Tuvo que vestir otros uniformes: el de camarera, el de cocinera… “Quería sobrevivir, tenía una vocación por la vida. Venía ya de tanto horror, que lo que quería era descansar y ver cómo iba a comer, comer, comer. Dar de comer a mis hijos. Pero, a la vez, para mí era muy importante ser coherente con lo que había vivido en Argentina. Que mi ideología permaneciera en concordancia: no cambiar de rumbo para no perderme”.

En esa España que salía del letargo de la dictadura, en ese país tan dividido, detectó una falta, una ausencia: no había centros de creación, quizá porque la creación había estado proscrita. Entonces se fijó una meta: devolver a los actores su dignidad. Para ello, necesitaban una escuela en la que estudiar, cultivarse y reflexionar: “Aquí hasta entonces se tomaba la carrera de actor como de adorno. Se quería que los actores no molestasen”.

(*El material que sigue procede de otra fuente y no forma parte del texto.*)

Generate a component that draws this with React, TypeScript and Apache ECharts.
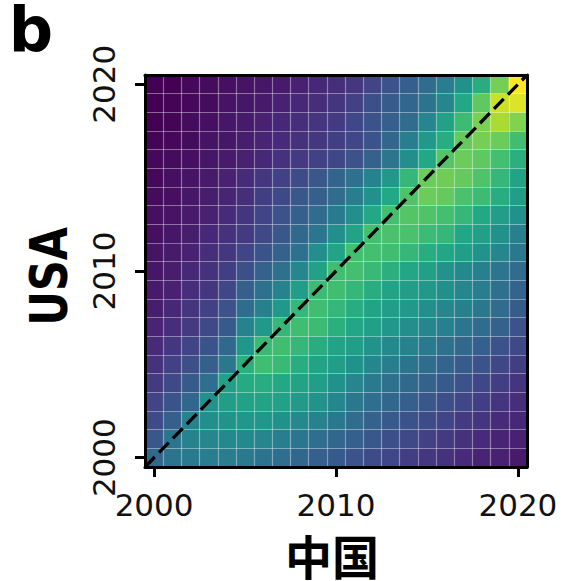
import React, { useEffect, useRef } from 'react';
import * as echarts from 'echarts';

// Categories (both axes): years 2000..2020
const years = [
  '2000', '2001', '2002', '2003', '2004', '2005', '2006', '2007', '2008', '2009', '2010',
  '2011', '2012', '2013', '2014', '2015', '2016', '2017', '2018', '2019', '2020',
];
const tickYears = ['2000', '2010', '2020'];

// Each row: USA year (y); values per 中国 year 2000..2020 (x), normalised 0..1
const row2020 = [0.00, 0.00, 0.02, 0.03, 0.04, 0.05, 0.06, 0.07, 0.09, 0.11, 0.13, 0.16, 0.20, 0.26, 0.30, 0.35, 0.42, 0.50, 0.62, 0.79, 1.00];
const row2019 = [0.00, 0.01, 0.02, 0.03, 0.05, 0.06, 0.07, 0.09, 0.11, 0.13, 0.15, 0.19, 0.24, 0.29, 0.33, 0.38, 0.46, 0.60, 0.75, 0.92, 0.95];
const row2018 = [0.00, 0.01, 0.03, 0.04, 0.06, 0.07, 0.09, 0.11, 0.13, 0.15, 0.17, 0.21, 0.26, 0.30, 0.35, 0.45, 0.57, 0.68, 0.80, 0.87, 0.81];
const row2017 = [0.01, 0.02, 0.03, 0.05, 0.06, 0.08, 0.10, 0.12, 0.14, 0.16, 0.18, 0.21, 0.26, 0.33, 0.42, 0.53, 0.62, 0.76, 0.79, 0.77, 0.69];
const row2016 = [0.02, 0.03, 0.04, 0.06, 0.07, 0.09, 0.11, 0.14, 0.17, 0.19, 0.21, 0.25, 0.31, 0.39, 0.49, 0.60, 0.73, 0.77, 0.75, 0.70, 0.63];
const row2015 = [0.02, 0.04, 0.05, 0.07, 0.09, 0.12, 0.16, 0.19, 0.23, 0.27, 0.32, 0.37, 0.44, 0.53, 0.66, 0.77, 0.78, 0.76, 0.72, 0.66, 0.58];
const row2014 = [0.03, 0.04, 0.06, 0.08, 0.10, 0.13, 0.18, 0.22, 0.27, 0.30, 0.35, 0.42, 0.50, 0.60, 0.72, 0.77, 0.76, 0.71, 0.68, 0.62, 0.55];
const row2013 = [0.04, 0.05, 0.07, 0.09, 0.12, 0.15, 0.20, 0.25, 0.30, 0.35, 0.41, 0.49, 0.60, 0.70, 0.73, 0.72, 0.70, 0.66, 0.60, 0.55, 0.50];
const row2012 = [0.04, 0.06, 0.08, 0.11, 0.14, 0.17, 0.22, 0.27, 0.34, 0.39, 0.49, 0.58, 0.70, 0.71, 0.71, 0.68, 0.66, 0.59, 0.56, 0.50, 0.43];
const row2011 = [0.05, 0.07, 0.09, 0.13, 0.16, 0.20, 0.26, 0.31, 0.37, 0.49, 0.58, 0.70, 0.70, 0.69, 0.66, 0.62, 0.59, 0.55, 0.51, 0.46, 0.40];
const row2010 = [0.06, 0.08, 0.11, 0.14, 0.18, 0.24, 0.31, 0.37, 0.46, 0.57, 0.69, 0.70, 0.67, 0.63, 0.59, 0.56, 0.51, 0.47, 0.43, 0.39, 0.35];
const row2009 = [0.07, 0.09, 0.13, 0.16, 0.21, 0.30, 0.37, 0.44, 0.55, 0.68, 0.69, 0.66, 0.62, 0.58, 0.55, 0.53, 0.49, 0.45, 0.42, 0.37, 0.32];
const row2008 = [0.08, 0.11, 0.15, 0.19, 0.25, 0.35, 0.43, 0.53, 0.66, 0.69, 0.66, 0.62, 0.58, 0.55, 0.53, 0.49, 0.46, 0.43, 0.40, 0.35, 0.29];
const row2007 = [0.10, 0.13, 0.17, 0.22, 0.28, 0.44, 0.53, 0.66, 0.69, 0.68, 0.63, 0.59, 0.56, 0.52, 0.49, 0.46, 0.43, 0.39, 0.35, 0.31, 0.25];
const row2006 = [0.12, 0.16, 0.20, 0.26, 0.34, 0.52, 0.67, 0.69, 0.66, 0.62, 0.58, 0.55, 0.51, 0.47, 0.44, 0.41, 0.37, 0.34, 0.30, 0.26, 0.22];
const row2005 = [0.14, 0.19, 0.24, 0.30, 0.40, 0.63, 0.69, 0.67, 0.62, 0.58, 0.55, 0.50, 0.46, 0.42, 0.38, 0.35, 0.32, 0.29, 0.25, 0.21, 0.18];
const row2004 = [0.17, 0.22, 0.28, 0.36, 0.56, 0.61, 0.62, 0.60, 0.58, 0.55, 0.50, 0.45, 0.41, 0.37, 0.34, 0.31, 0.28, 0.25, 0.21, 0.18, 0.15];
const row2003 = [0.20, 0.26, 0.33, 0.50, 0.55, 0.57, 0.58, 0.57, 0.54, 0.51, 0.46, 0.40, 0.36, 0.33, 0.30, 0.27, 0.24, 0.21, 0.18, 0.15, 0.13];
const row2002 = [0.23, 0.30, 0.44, 0.49, 0.51, 0.52, 0.52, 0.50, 0.47, 0.44, 0.40, 0.35, 0.31, 0.28, 0.26, 0.23, 0.20, 0.17, 0.15, 0.12, 0.11];
const row2001 = [0.27, 0.39, 0.44, 0.46, 0.47, 0.47, 0.45, 0.42, 0.39, 0.36, 0.33, 0.30, 0.27, 0.24, 0.22, 0.19, 0.17, 0.14, 0.12, 0.10, 0.09];
const row2000 = [0.34, 0.38, 0.41, 0.42, 0.42, 0.41, 0.38, 0.36, 0.33, 0.30, 0.28, 0.25, 0.23, 0.21, 0.18, 0.16, 0.14, 0.12, 0.10, 0.09, 0.07];

const rowsBottomUp = [
  row2000, row2001, row2002, row2003, row2004, row2005, row2006, row2007, row2008, row2009, row2010,
  row2011, row2012, row2013, row2014, row2015, row2016, row2017, row2018, row2019, row2020,
];

// Dashed diagonal, corner to corner (band edges)
const diagonalX = [1999.5, 2020.5];
const diagonalY = [1999.5, 2020.5];

const viridis = [
  '#440154', '#482475', '#414487', '#355f8d', '#2a788e', '#21918c',
  '#22a884', '#44bf70', '#7ad151', '#bddf26', '#fde725',
];

export default function App() {
  const ref = useRef<HTMLDivElement>(null);

  useEffect(() => {
    if (!ref.current) return;
    const chart = echarts.init(ref.current, undefined, { renderer: 'svg' });

    const heatData: [number, number, number][] = [];
    rowsBottomUp.forEach((row, yi) => {
      row.forEach((v, xi) => heatData.push([xi, yi, v]));
    });
    const lineData = diagonalX.map((x, i) => [x, diagonalY[i]]);

    const frame = { color: '#000', width: 3 };
    const showTick = (_i: number, v: string) => tickYears.includes(v);
    const gridLine = { color: 'rgba(255,255,255,0.38)', width: 1.2 };

    const option: any = {
      animation: false,
      grid: { left: 145, top: 75, width: 382, height: 392, containLabel: false },
      visualMap: {
        show: false, min: 0, max: 1, dimension: 2, seriesIndex: 0,
        inRange: { color: viridis },
      },
      xAxis: [
        {
          type: 'category', data: years, position: 'bottom', z: 5,
          axisLine: { show: true, onZero: false, lineStyle: frame },
          axisTick: { show: true, alignWithLabel: true, length: 10, interval: showTick, lineStyle: frame },
          axisLabel: { interval: showTick, fontSize: 31, fontFamily: 'DejaVu Sans', color: '#111', margin: 22 },
          splitLine: { show: true, interval: 0, lineStyle: gridLine },
        },
        {
          type: 'value', min: 1999.5, max: 2020.5, position: 'top', z: 5,
          axisLine: { show: true, onZero: false, lineStyle: frame },
          axisTick: { show: false }, axisLabel: { show: false }, splitLine: { show: false },
        },
      ],
      yAxis: [
        {
          type: 'category', data: years, position: 'left', z: 5,
          axisLine: { show: true, onZero: false, lineStyle: frame },
          axisTick: { show: true, alignWithLabel: true, length: 10, interval: showTick, lineStyle: frame },
          axisLabel: { interval: showTick, rotate: 90, fontSize: 31, fontFamily: 'DejaVu Sans', color: '#111', margin: 26 },
          splitLine: { show: true, interval: 0, lineStyle: gridLine },
        },
        {
          type: 'value', min: 1999.5, max: 2020.5, position: 'right', z: 5,
          axisLine: { show: true, onZero: false, lineStyle: frame },
          axisTick: { show: false }, axisLabel: { show: false }, splitLine: { show: false },
        },
      ],
      series: [
        {
          type: 'heatmap', xAxisIndex: 0, yAxisIndex: 0, data: heatData, z: 2,
          emphasis: { disabled: true },
        },
        {
          type: 'line', xAxisIndex: 1, yAxisIndex: 1, data: lineData, z: 10,
          symbol: 'none', silent: true,
          lineStyle: { color: '#000', width: 3.3, type: [14, 6] },
        },
      ],
      graphic: [
        {
          type: 'text', x: 31, y: 29, z: 20,
          style: {
            text: 'b', fill: '#000', font: 'bold 62px "DejaVu Sans"', lineHeight: 50,
            textAlign: 'center', textVerticalAlign: 'middle',
          },
        },
        {
          type: 'text', x: 49.5, y: 276.5, rotation: Math.PI / 2, scaleX: 0.84, z: 20,
          style: {
            text: 'USA', fill: '#000', font: 'bold 51px "DejaVu Sans"',
            textAlign: 'center', textVerticalAlign: 'middle',
          },
        },
        {
          type: 'text', x: 332, y: 554, z: 20,
          style: {
            text: '中国', fill: '#000', font: 'bold 47px "Noto Sans CJK SC"', lineHeight: 46,
            textAlign: 'center', textVerticalAlign: 'middle',
          },
        },
      ],
    };

    chart.setOption(option);
    return () => chart.dispose();
  }, []);

  return (
    <div
      ref={ref}
      style={{ position: 'absolute', left: 0, top: 0, width: 564, height: 581, background: '#fff' }}
    />
  );
}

Así fue como empezó a reencontrar con su identidad, siguiendo el consejo que en su día le diera la actriz Norma Aleandro. El mismo consejo que daría Rota a los argentinos que llegaron a España décadas después, cuando estalló la crisis del 'corralito': “En este país, no cuentes tu currículum, ni cuentes la historia de Argentina, porque no la van a creer. No digas quién eres. Simplemente: haz cosas. Haz. Da igual quién eres: demuéstralo”.

Volvió a la Argentina en alguna ocasión, para recuperar la memoria y restituir la historia, para que sus hijos pudieran tener claro “el sitio de sus afectos y sus raíces”. También declaró en 2013 en el juicio a los mandos militares, 36 años después del secuestro y desaparición de Diego Fernando Botto. En Argentina, los jueces también han llevado adelante el trabajo de la memoria. No así en España. Rota cree que aquí la memoria sigue siendo un tabú, una enfermedad: “La sociedad que no recuerda está enferma porque no puede elaborar quién es. Por eso los españoles no entienden España, y llevará mucho tiempo”.

Con todo, Cristina Rota no es una persona melancólica. No piensa demasiado en la vida que pudo ser y que no fue. Al contrario. Ella considera que la vida es “una eterna sustitución y una eterna despedida”. Una migración constante, en definitiva.